STATED TASK =>
Drop the pictures and give back word for word the lines from the line holding "Emit a Python" to the line holding "4.18, 4.65, 23.0]", both included.

RECORDS SUPPLIED =>

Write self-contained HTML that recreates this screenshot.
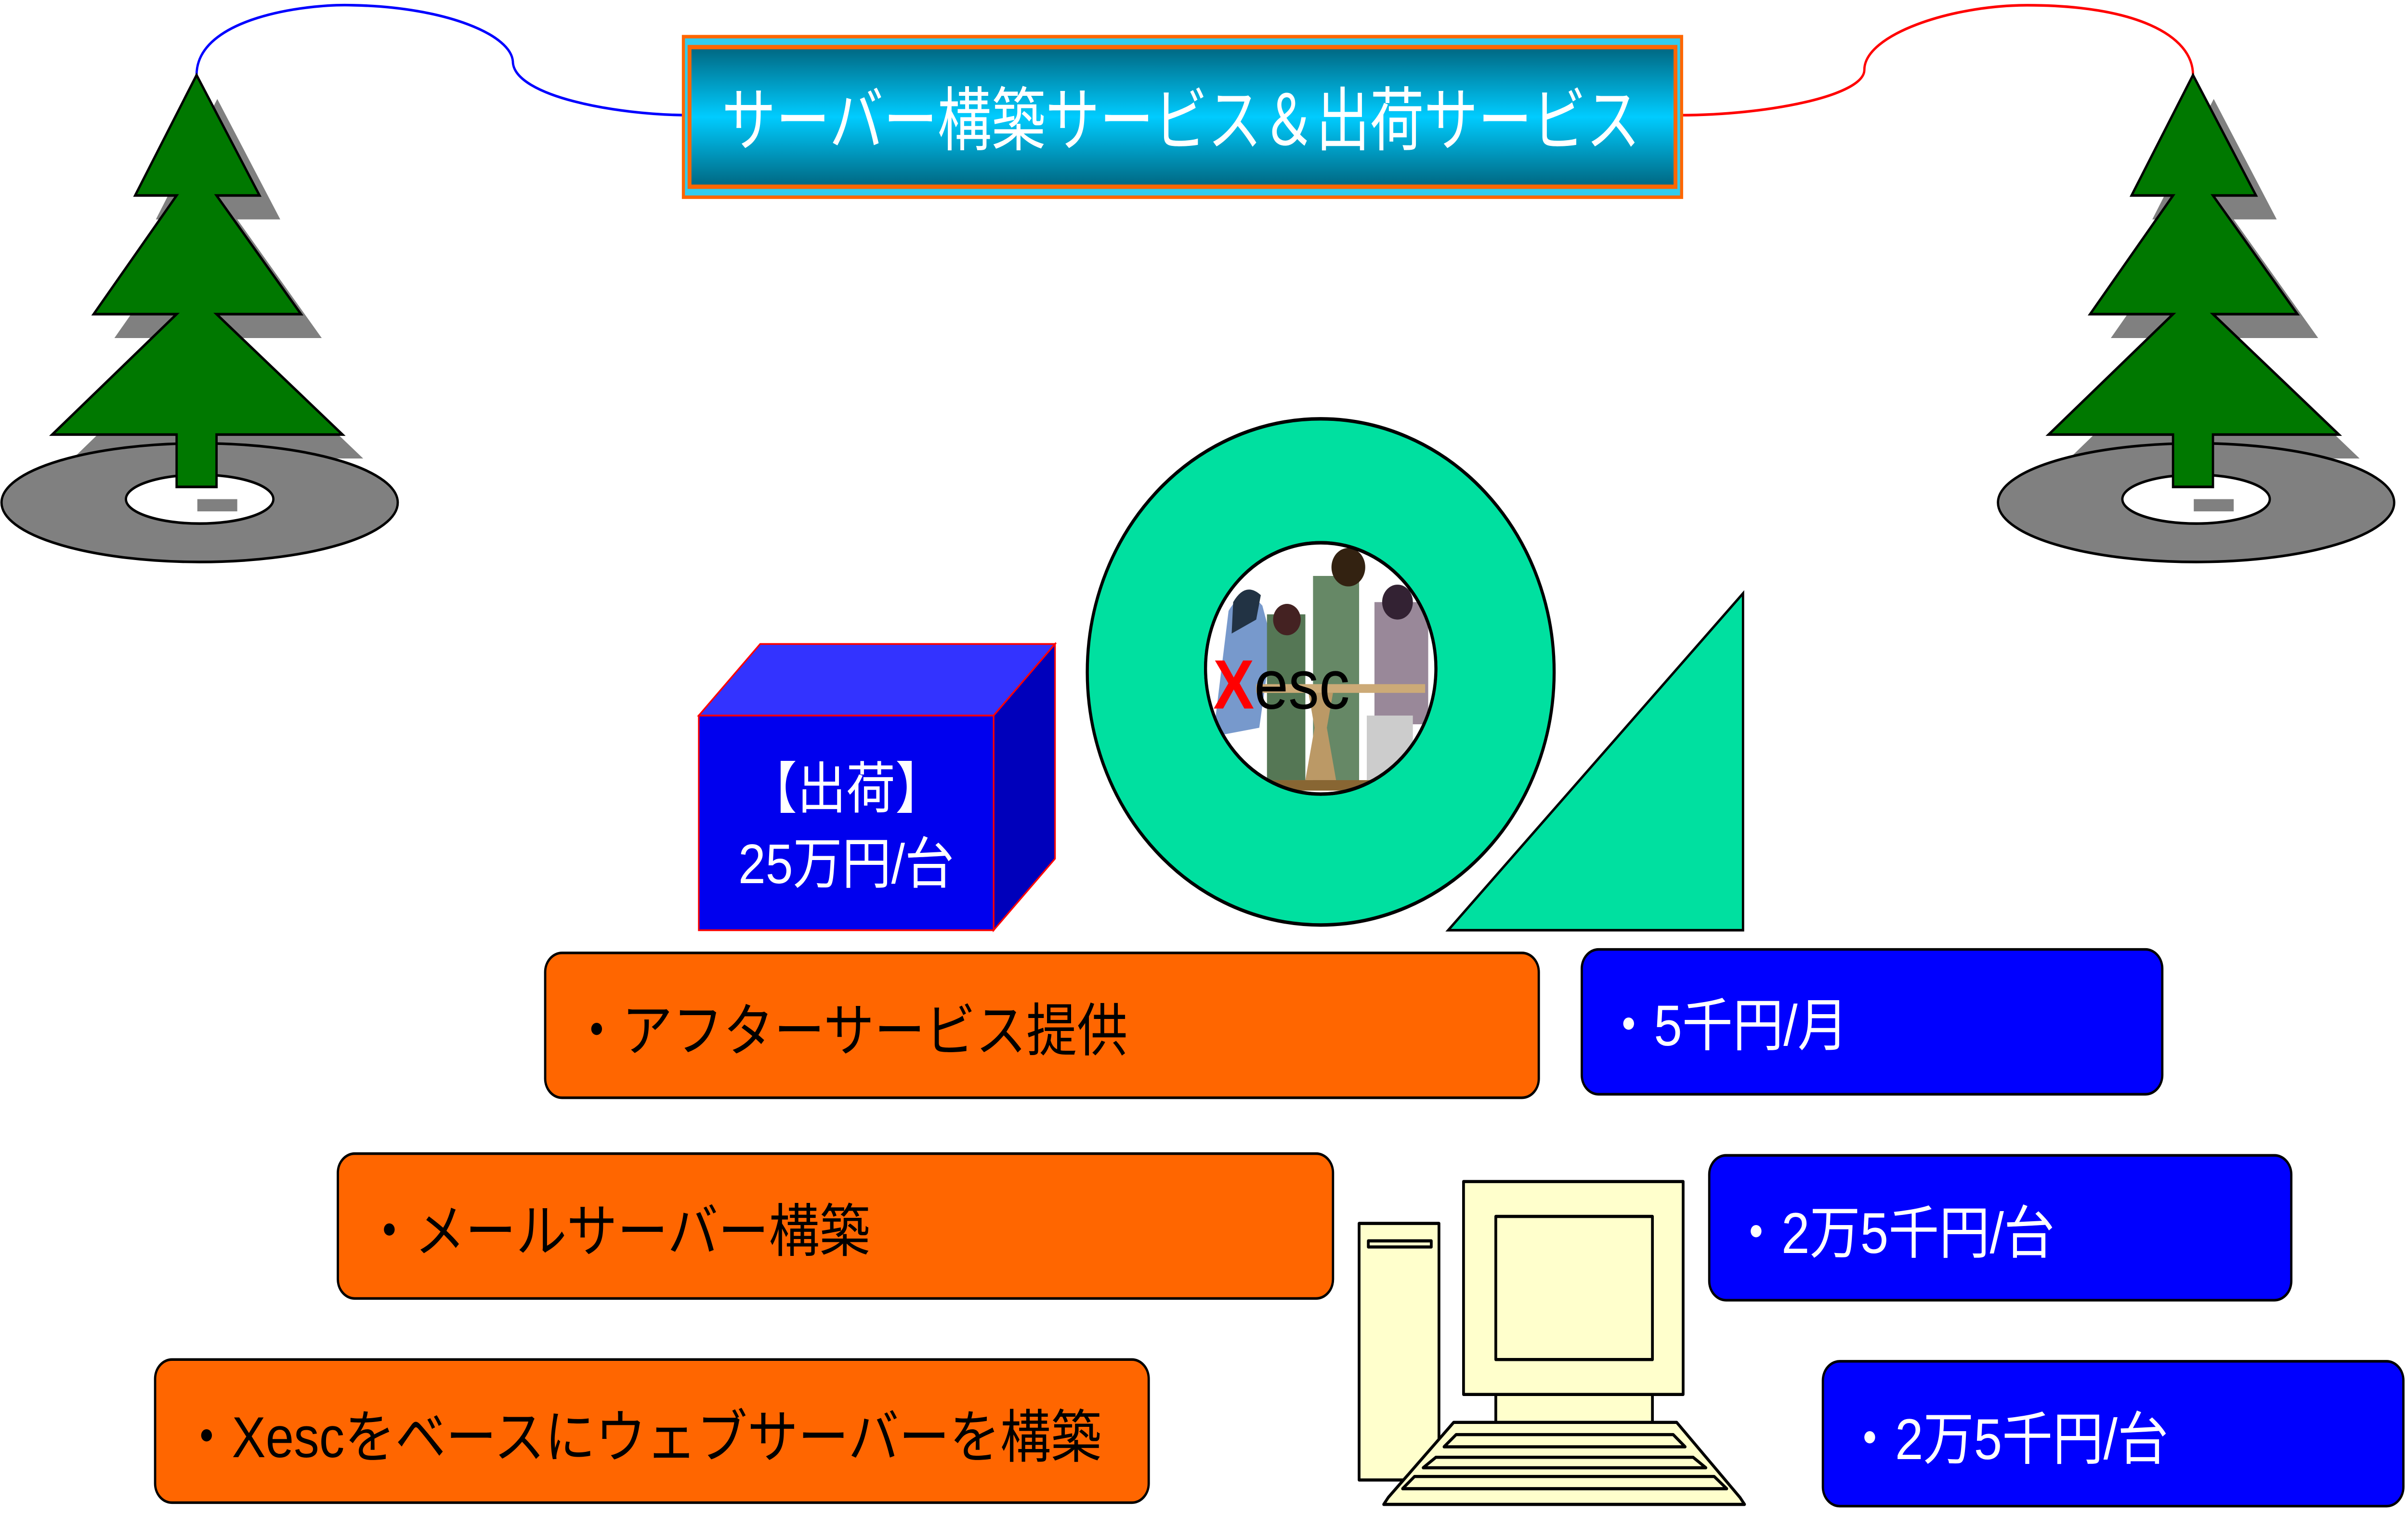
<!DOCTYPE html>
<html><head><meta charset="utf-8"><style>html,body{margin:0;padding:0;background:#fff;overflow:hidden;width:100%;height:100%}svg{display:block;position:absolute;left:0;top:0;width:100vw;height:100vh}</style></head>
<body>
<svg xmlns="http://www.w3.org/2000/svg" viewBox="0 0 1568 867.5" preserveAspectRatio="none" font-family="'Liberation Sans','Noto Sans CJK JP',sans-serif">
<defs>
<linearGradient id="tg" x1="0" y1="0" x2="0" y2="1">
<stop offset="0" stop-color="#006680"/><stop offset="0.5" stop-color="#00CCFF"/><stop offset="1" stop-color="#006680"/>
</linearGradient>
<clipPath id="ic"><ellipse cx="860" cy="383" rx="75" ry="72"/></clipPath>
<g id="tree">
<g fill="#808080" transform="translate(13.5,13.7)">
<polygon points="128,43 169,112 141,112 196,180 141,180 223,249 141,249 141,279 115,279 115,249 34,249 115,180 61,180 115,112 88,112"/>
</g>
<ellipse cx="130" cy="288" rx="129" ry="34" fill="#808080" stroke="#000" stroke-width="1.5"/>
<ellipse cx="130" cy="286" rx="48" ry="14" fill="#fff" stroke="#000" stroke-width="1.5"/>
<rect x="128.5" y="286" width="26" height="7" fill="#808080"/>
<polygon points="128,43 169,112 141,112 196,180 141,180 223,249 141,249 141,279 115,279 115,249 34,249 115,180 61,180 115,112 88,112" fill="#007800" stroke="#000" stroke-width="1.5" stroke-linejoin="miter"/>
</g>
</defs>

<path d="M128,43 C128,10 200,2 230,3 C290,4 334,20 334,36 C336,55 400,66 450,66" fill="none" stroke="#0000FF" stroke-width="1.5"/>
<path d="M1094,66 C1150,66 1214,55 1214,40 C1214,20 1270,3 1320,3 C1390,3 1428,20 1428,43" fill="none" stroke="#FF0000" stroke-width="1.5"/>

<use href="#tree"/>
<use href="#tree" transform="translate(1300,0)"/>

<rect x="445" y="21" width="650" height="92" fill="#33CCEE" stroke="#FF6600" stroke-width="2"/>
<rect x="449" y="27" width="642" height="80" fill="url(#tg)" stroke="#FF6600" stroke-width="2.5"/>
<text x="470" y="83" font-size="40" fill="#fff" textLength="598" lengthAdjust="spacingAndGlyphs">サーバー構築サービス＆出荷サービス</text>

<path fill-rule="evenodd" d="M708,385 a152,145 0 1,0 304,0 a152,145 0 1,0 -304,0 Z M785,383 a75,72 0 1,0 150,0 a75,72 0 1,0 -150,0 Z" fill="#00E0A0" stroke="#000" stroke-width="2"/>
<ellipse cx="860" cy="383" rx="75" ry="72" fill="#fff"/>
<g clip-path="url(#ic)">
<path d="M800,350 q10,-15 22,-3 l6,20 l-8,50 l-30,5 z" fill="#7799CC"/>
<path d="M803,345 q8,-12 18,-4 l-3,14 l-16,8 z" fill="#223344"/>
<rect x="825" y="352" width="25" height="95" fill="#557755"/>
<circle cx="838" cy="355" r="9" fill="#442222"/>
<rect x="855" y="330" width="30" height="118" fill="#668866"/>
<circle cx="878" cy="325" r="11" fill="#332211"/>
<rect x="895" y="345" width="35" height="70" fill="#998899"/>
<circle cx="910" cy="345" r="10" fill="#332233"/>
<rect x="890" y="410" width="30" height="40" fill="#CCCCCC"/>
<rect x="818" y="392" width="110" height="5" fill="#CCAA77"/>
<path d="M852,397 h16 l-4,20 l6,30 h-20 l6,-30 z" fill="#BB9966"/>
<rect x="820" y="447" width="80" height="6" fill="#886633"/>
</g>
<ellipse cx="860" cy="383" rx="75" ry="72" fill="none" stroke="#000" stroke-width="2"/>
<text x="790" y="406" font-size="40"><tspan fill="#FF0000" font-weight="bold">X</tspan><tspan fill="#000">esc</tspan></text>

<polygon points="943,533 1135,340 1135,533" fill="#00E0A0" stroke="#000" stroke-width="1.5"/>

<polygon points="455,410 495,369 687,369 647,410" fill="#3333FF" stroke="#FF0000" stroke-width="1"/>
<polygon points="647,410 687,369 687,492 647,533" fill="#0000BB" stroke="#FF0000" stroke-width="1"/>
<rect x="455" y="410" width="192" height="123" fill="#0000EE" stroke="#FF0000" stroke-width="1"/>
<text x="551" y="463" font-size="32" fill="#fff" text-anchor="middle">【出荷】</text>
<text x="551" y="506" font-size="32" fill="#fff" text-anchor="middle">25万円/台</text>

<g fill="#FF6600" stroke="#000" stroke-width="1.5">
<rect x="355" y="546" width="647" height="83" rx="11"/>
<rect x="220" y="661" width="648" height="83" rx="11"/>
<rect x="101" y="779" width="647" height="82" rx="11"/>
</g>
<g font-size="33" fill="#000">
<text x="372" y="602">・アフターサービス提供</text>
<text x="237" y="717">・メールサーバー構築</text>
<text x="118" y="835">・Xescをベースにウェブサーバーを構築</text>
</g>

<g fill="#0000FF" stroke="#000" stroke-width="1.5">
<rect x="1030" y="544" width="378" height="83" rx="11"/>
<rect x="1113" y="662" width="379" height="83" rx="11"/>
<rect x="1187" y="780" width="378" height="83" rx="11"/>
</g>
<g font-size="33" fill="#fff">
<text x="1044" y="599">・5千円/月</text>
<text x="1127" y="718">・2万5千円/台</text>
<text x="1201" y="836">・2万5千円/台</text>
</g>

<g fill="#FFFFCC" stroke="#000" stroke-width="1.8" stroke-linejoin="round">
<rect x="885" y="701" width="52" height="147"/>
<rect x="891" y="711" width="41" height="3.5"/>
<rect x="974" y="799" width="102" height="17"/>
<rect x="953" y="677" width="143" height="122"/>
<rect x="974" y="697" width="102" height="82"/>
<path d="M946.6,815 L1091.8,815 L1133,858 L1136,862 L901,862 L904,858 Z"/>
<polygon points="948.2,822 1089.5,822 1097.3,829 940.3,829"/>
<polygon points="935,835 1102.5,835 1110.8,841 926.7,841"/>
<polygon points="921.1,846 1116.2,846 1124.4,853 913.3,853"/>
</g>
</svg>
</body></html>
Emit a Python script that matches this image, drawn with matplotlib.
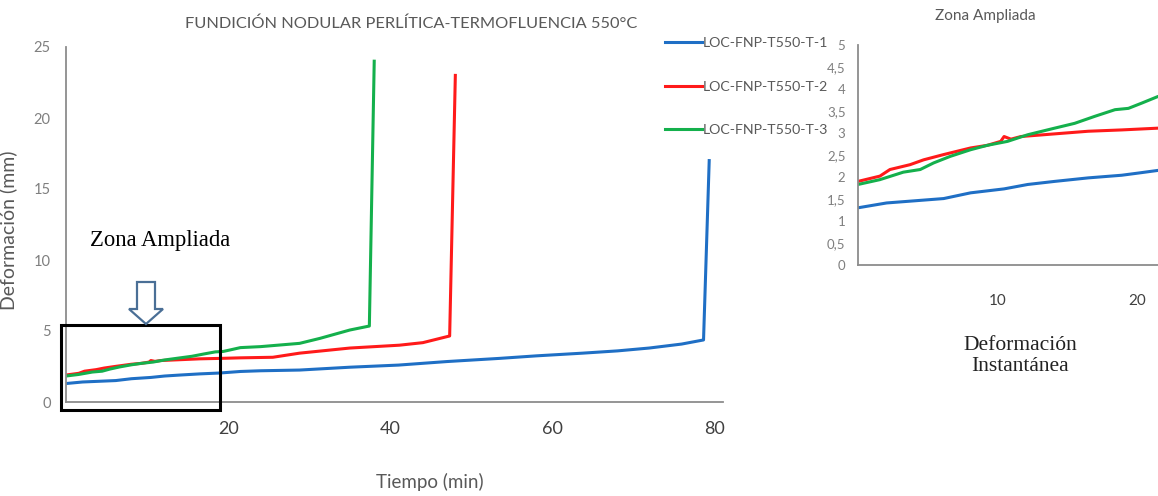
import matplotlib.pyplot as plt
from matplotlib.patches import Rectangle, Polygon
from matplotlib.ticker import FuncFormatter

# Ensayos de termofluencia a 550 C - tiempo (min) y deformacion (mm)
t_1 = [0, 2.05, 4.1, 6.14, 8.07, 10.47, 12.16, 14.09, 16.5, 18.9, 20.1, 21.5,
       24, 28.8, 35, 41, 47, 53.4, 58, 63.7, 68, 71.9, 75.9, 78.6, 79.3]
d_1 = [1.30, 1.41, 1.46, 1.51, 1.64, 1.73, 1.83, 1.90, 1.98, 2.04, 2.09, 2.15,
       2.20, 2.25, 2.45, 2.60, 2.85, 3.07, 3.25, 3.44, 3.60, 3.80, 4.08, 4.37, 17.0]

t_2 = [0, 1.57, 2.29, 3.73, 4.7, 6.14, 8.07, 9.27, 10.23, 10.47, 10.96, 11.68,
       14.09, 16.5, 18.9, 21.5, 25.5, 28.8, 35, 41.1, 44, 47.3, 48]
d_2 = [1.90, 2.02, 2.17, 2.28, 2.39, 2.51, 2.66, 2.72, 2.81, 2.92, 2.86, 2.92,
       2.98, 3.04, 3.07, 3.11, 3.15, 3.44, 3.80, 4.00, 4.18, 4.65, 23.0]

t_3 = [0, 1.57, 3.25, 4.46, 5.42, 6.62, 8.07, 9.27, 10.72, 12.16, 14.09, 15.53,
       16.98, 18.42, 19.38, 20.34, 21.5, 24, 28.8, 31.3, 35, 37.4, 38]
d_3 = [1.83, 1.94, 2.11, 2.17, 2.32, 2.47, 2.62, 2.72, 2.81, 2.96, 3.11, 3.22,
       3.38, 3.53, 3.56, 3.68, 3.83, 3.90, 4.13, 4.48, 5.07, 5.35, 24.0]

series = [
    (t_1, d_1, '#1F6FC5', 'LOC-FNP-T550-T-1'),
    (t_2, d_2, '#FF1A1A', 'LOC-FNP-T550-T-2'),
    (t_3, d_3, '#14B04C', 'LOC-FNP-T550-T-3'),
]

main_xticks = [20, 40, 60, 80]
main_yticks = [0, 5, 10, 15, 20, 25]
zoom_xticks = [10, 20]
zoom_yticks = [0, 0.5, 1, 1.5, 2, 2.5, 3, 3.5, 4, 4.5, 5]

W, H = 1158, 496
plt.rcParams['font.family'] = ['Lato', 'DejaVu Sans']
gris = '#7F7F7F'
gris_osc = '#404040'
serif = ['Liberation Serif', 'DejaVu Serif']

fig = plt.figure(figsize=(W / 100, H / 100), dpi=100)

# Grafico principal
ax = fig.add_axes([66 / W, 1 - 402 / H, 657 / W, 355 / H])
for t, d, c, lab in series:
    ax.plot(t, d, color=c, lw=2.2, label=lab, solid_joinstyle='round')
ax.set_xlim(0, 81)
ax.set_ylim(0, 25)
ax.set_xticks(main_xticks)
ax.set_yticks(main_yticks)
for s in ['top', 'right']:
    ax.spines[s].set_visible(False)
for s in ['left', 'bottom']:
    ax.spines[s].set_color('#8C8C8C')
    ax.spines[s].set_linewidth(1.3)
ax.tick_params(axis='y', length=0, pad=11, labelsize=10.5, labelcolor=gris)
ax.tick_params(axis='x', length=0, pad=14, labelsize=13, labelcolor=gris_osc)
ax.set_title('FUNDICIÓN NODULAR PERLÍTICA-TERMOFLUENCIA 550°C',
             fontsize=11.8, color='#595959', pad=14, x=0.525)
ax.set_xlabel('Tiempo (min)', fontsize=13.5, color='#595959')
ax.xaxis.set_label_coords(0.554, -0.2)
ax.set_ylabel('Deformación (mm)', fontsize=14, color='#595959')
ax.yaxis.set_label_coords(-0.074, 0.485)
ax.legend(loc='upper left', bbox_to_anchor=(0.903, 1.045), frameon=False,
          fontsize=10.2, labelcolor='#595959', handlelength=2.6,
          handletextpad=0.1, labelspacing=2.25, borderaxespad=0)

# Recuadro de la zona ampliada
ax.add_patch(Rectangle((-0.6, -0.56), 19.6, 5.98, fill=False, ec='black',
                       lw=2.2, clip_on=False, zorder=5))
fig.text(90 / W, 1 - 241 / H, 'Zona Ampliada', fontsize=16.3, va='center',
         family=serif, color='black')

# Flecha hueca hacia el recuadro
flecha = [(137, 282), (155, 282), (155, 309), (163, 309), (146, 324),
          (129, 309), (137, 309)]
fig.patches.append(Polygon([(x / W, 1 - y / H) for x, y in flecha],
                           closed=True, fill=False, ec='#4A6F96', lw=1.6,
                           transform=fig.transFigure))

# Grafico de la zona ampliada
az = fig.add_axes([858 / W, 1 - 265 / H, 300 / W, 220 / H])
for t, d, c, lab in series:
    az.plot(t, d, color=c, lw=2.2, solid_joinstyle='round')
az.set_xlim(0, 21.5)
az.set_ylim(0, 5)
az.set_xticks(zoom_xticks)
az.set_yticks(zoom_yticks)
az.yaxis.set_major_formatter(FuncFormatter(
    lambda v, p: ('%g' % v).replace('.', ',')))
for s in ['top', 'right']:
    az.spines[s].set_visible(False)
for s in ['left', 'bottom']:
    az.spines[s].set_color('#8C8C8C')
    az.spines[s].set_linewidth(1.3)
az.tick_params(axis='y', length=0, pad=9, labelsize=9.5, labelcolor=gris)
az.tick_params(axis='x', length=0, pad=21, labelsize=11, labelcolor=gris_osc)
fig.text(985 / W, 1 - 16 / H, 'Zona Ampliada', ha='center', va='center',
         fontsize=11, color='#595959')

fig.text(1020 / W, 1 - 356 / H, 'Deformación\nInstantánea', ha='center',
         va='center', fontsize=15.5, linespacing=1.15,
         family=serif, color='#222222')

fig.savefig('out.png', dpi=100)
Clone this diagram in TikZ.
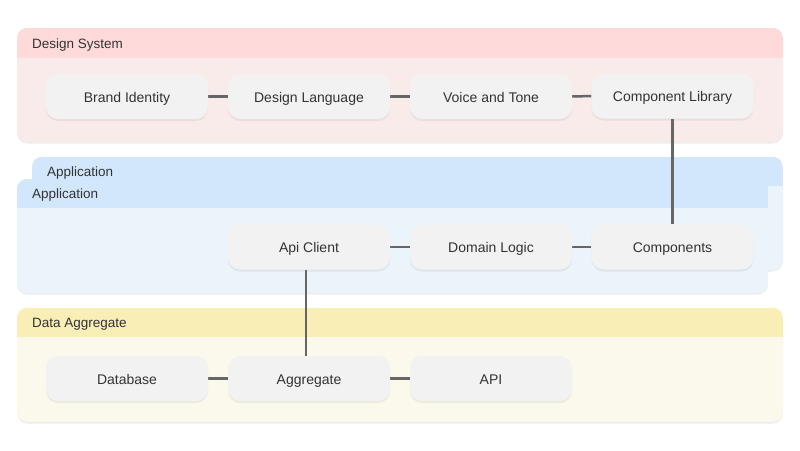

RESULT FOR THIS EXERCISE =>
Emit a Python script that matches this image, drawn with matplotlib.
import matplotlib.pyplot as plt
from matplotlib.patches import Rectangle, Polygon
from matplotlib.ticker import FuncFormatter

# Ensayos de termofluencia a 550 C - tiempo (min) y deformacion (mm)
t_1 = [0, 2.05, 4.1, 6.14, 8.07, 10.47, 12.16, 14.09, 16.5, 18.9, 20.1, 21.5,
       24, 28.8, 35, 41, 47, 53.4, 58, 63.7, 68, 71.9, 75.9, 78.6, 79.3]
d_1 = [1.30, 1.41, 1.46, 1.51, 1.64, 1.73, 1.83, 1.90, 1.98, 2.04, 2.09, 2.15,
       2.20, 2.25, 2.45, 2.60, 2.85, 3.07, 3.25, 3.44, 3.60, 3.80, 4.08, 4.37, 17.0]

t_2 = [0, 1.57, 2.29, 3.73, 4.7, 6.14, 8.07, 9.27, 10.23, 10.47, 10.96, 11.68,
       14.09, 16.5, 18.9, 21.5, 25.5, 28.8, 35, 41.1, 44, 47.3, 48]
d_2 = [1.90, 2.02, 2.17, 2.28, 2.39, 2.51, 2.66, 2.72, 2.81, 2.92, 2.86, 2.92,
       2.98, 3.04, 3.07, 3.11, 3.15, 3.44, 3.80, 4.00, 4.18, 4.65, 23.0]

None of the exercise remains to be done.